Federal prosecutors announced the extradition as the culmination of a lengthy investigation into a smuggling network that allegedly operated from October 2021 through February 2023. The operation’s methods were as varied as they were dangerous — moving people on foot, cramming them into microbuses, and even hiding migrants in cattle trucks and tractor-trailers, according to court documents.

Profit from Desperation

The lucrative business of human smuggling thrives on exploitation. “Human smuggling organizations profit by exploiting the vulnerable, putting lives at grave risk for financial gain,” the U.S. Embassy in Guatemala stated in a release addressing the extraditions.

What makes this case particularly notable? The defendants are allegedly connected to one of the region’s deadliest smuggling incidents in recent memory. The tractor-trailer involved in the Chiapas incident became a symbol of the desperate measures migrants will take — and smugglers will exploit — in the perilous journey northward.
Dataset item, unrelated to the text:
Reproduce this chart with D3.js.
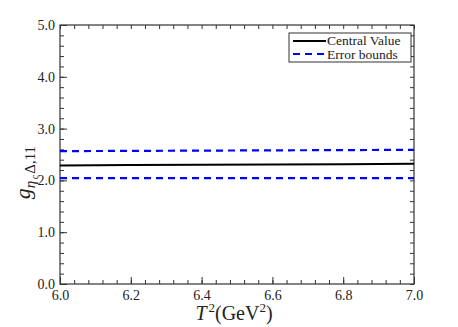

Court records reveal a sophisticated operation where the defendants allegedly recruited migrants, collected payment, and arranged various transportation methods through multiple countries. The indictment details how migrants were moved through a series of handlers, often in dangerous conditions that prioritized concealment over safety.

Part of a Larger Case

These three extraditions don’t represent the entire scope of the investigation. Multiple defendants have been charged in connection with the same smuggling network, with authorities pursuing a broad case against what they describe as an international criminal enterprise.

The trial has already begun in Laredo, Texas, where prosecutors are presenting evidence of the defendants’ alleged involvement in the deadly incident. Legal proceedings are expected to highlight the methods used by smuggling networks and the coordination between U.S. and Central American authorities in dismantling them.

For law enforcement, these extraditions represent more than just individual prosecutions — they signal a commitment to target the organizations that profit from human suffering. But for the families of those who didn’t survive the journey, justice remains an incomplete consolation.

As the case moves forward, it serves as a grim reminder of the human cost behind immigration statistics — and the continued challenge of addressing both the criminal networks that exploit migrants and the conditions that drive people to risk everything on such dangerous journeys.